A little farther to the south along the road from the former pub once stood yet another colliery terrace called Heather View. It was built later in the nineteenth century than the other terraces in the village and was separated from the Duke of York and the rest of the village by a school that stood in between. This was the Littletown Colliery School of 1874 and was built by the Earl of Durham.

It might be expected that glorious heather moorland could be seen across the road from Heather View and the village school but for most of their life they both looked out directly onto the monstrous Sherburn Hill Pit heap. The lower slopes of the heap were just across the road from the school and it was perhaps precariously close in view of the disaster that beset the Welsh village of Aberfan in October 1966 when a coal pit collapsed onto the village and killed 116 children.


Pit Heap


Rooms with a view: Heather View, showing
the residents' view of Sherburn Hill pit heap

Sherburn Hill Colliery itself had closed only the year before this terrible event. In the interests of safety and scenery the Sherburn Hill heap was removed in 1969-70. It was as much a feature of Littletown’s landscape as it was of Sherburn Hill and it filled the countryside on the east-side of the road that linked the two villages. After a heavy snowfall the heap resembled an Alpine mountain and its height was such that views stretched out to sea from its summit.

Heather View and the school did not live to enjoy their newly uninterrupted view of the surrounding scenery for very long, as both were demolished during the 1970s. The Littletown Colliery Institute of 1907 was also pulled down during this decade of demolition. Situated near the pub, it once housed a reading room and billiard tables and was inscribed with the words Lambton Collieries Littletown Colliery Institute above the door.

These were by no means the earliest demolitions in the village. Front Street had been pulled down shortly before this time, so that all that was left of the village were better quality houses in Moor View Cottages and Plantation Avenue as well as the pub and old Wesleyan chapel.

The closure of Sherburn Hill pit, where many local miners worked, was a factor in the changes taking place at Littletown. Littletown Colliery had closed long ago, back in 1914 and Sherburn Hill’s colliery closure only served to emphasise the decay at Littletown. In fact in the sixties and seventies Littletown wasn’t perceived as a particularly desirable place to live. “Littletown isn’t a pretty place” wrote an Echo reporter on a visit in 1967, further remarking that people in neighbouring villages referred to it as the lost city.
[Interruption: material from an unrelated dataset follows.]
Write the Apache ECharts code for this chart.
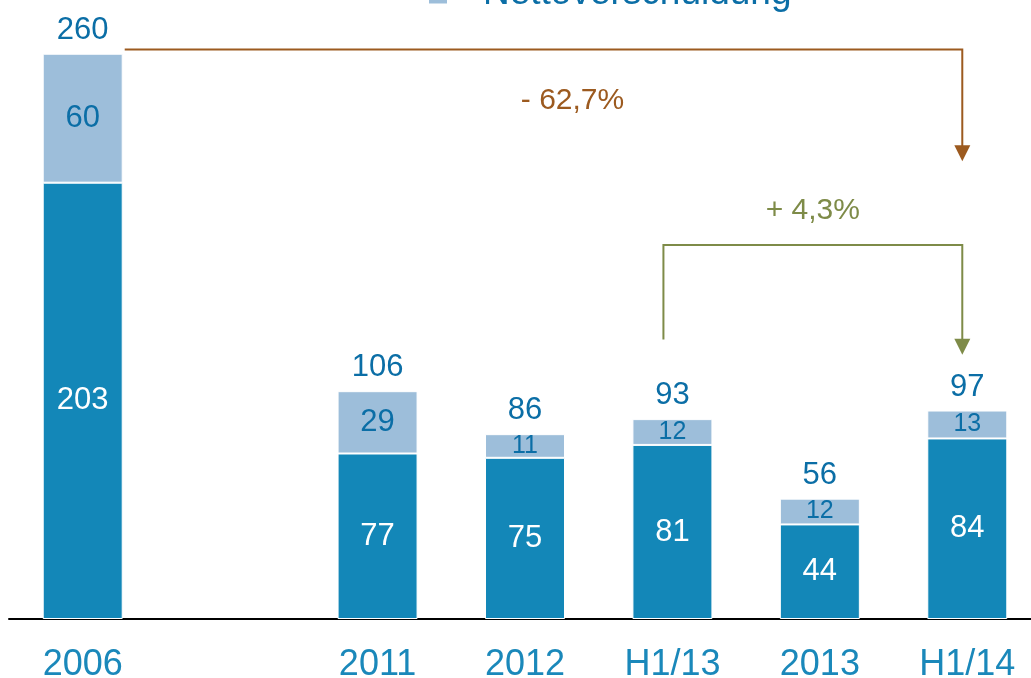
<!DOCTYPE html>
<html>
<head>
<meta charset="utf-8">
<script src="https://cdn.jsdelivr.net/npm/echarts@6/dist/echarts.min.js"></script>
<style>
  html, body { margin: 0; padding: 0; background: #fff; }
  #chart { width: 1031px; height: 678px; }
</style>
</head>
<body>
<div id="chart"></div>
<script>
  // data
  var categories = ['2006', '', '2011', '2012', 'H1/13', '2013', 'H1/14'];
  var darkValues = [203, '-', 77, 75, 81, 44, 84];
  var lightValues = [60, '-', 29, 11, 12, 12, 13];
  var totals = [260, '-', 106, 86, 93, 56, 97];

  var FONT = 'Liberation Sans, Arial, sans-serif';
  var darkBlue = '#1387B8';
  var lightBlue = '#9DBEDA';
  var labelBlue = '#0B6EA6';
  var brown = '#9C5A1F';
  var green = '#7E8B48';

  var chart = echarts.init(document.getElementById('chart'));

  chart.setOption({
    animation: false,
    textStyle: { fontFamily: FONT },
    grid: { left: 9, width: 1032, top: 0, bottom: 59, outerBoundsMode: 'none' },
    legend: {
      data: [{ name: 'Nettoverschuldung' }],
      left: 422,
      top: -30,
      icon: 'rect',
      itemWidth: 20,
      itemHeight: 22,
      textStyle: { fontSize: 37, color: labelBlue, fontFamily: FONT, padding: [0, 0, 0, 30] }
    },
    xAxis: {
      type: 'category',
      data: categories,
      axisLine: { lineStyle: { color: '#000', width: 2 } },
      axisTick: { show: false },
      axisLabel: { fontSize: 36, color: '#1A88BA', margin: 28, fontFamily: FONT }
    },
    yAxis: {
      type: 'value',
      min: 0,
      max: 288,
      show: false,
      splitLine: { show: false }
    },
    series: [
      {
        name: 'Bruttoverschuldung',
        type: 'bar',
        stack: 'debt',
        barWidth: 80,
        data: darkValues,
        itemStyle: { color: darkBlue, borderColor: '#fff', borderWidth: 1 },
        label: { show: true, position: 'inside', color: '#fff', fontSize: 31, fontFamily: FONT }
      },
      {
        name: 'Nettoverschuldung',
        type: 'bar',
        stack: 'debt',
        barWidth: 80,
        data: lightValues,
        itemStyle: { color: lightBlue, borderColor: '#fff', borderWidth: 1 },
        label: {
          show: true,
          position: 'inside',
          formatter: function (p) {
            return p.value < 20 ? '{s|' + p.value + '}' : '{b|' + p.value + '}';
          },
          rich: {
            b: { fontSize: 31, color: labelBlue, fontFamily: FONT },
            s: { fontSize: 25, color: labelBlue, fontFamily: FONT }
          }
        }
      },
      {
        name: 'Summe',
        type: 'bar',
        stack: 'debt',
        barWidth: 80,
        data: totals.map(function (t) { return t === '-' ? '-' : 0; }),
        itemStyle: { color: 'transparent' },
        label: {
          show: true,
          position: 'top',
          distance: 8,
          color: labelBlue,
          fontSize: 31,
          fontFamily: FONT,
          formatter: function (p) { return totals[p.dataIndex]; }
        }
      }
    ]
  });

  // brackets with arrows, placed from the axes
  function px(cat, val) {
    return chart.convertToPixel({ xAxisIndex: 0, yAxisIndex: 0 }, [cat, val]);
  }

  function arrowHead(x, y, color) {
    return {
      type: 'polygon',
      shape: { points: [[x - 8, y - 16], [x + 8, y - 16], [x, y]] },
      style: { fill: color }
    };
  }

  function drawBrackets() {
    var a = px('2006', 265);
    var b = px('H1/14', 213);
    var startX = a[0] + 42;
    var endX = b[0] - 5;
    var topY = a[1];
    var brownTip = b[1];

    var g1 = px('H1/13', 130);
    var g2 = px('H1/13', 174);
    var g3 = px('H1/14', 123);
    var gStartX = g1[0] - 9;

    chart.setOption({
      graphic: [
        {
          type: 'polyline',
          shape: { points: [[startX, topY], [endX, topY], [endX, brownTip - 14]] },
          style: { stroke: brown, lineWidth: 2, fill: null }
        },
        arrowHead(endX, brownTip, brown),
        {
          type: 'text',
          x: (startX + endX) / 2 + 29,
          y: topY + 51,
          style: { text: '- 62,7%', fill: brown, fontSize: 30, fontFamily: FONT, align: 'center', verticalAlign: 'middle' }
        },
        {
          type: 'polyline',
          shape: { points: [[gStartX, g1[1]], [gStartX, g2[1]], [endX, g2[1]], [endX, g3[1] - 14]] },
          style: { stroke: green, lineWidth: 2, fill: null }
        },
        arrowHead(endX, g3[1], green),
        {
          type: 'text',
          x: (gStartX + endX) / 2,
          y: g2[1] - 34,
          style: { text: '+ 4,3%', fill: green, fontSize: 30, fontFamily: FONT, align: 'center', verticalAlign: 'middle' }
        }
      ]
    });
  }

  drawBrackets();
</script>
</body>
</html>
However, following the demolitions, the attraction of what remained was increasingly clear. Despite its lack of amenities Littletown’s lovely rural setting was quite clear and plans were put forward in 1985 for the building of 30 new houses opposite the Duke of York. However the people in this village of 54 people were strongly opposed to the plan and asserted their desire to remain little and so Littletown remains little to this day.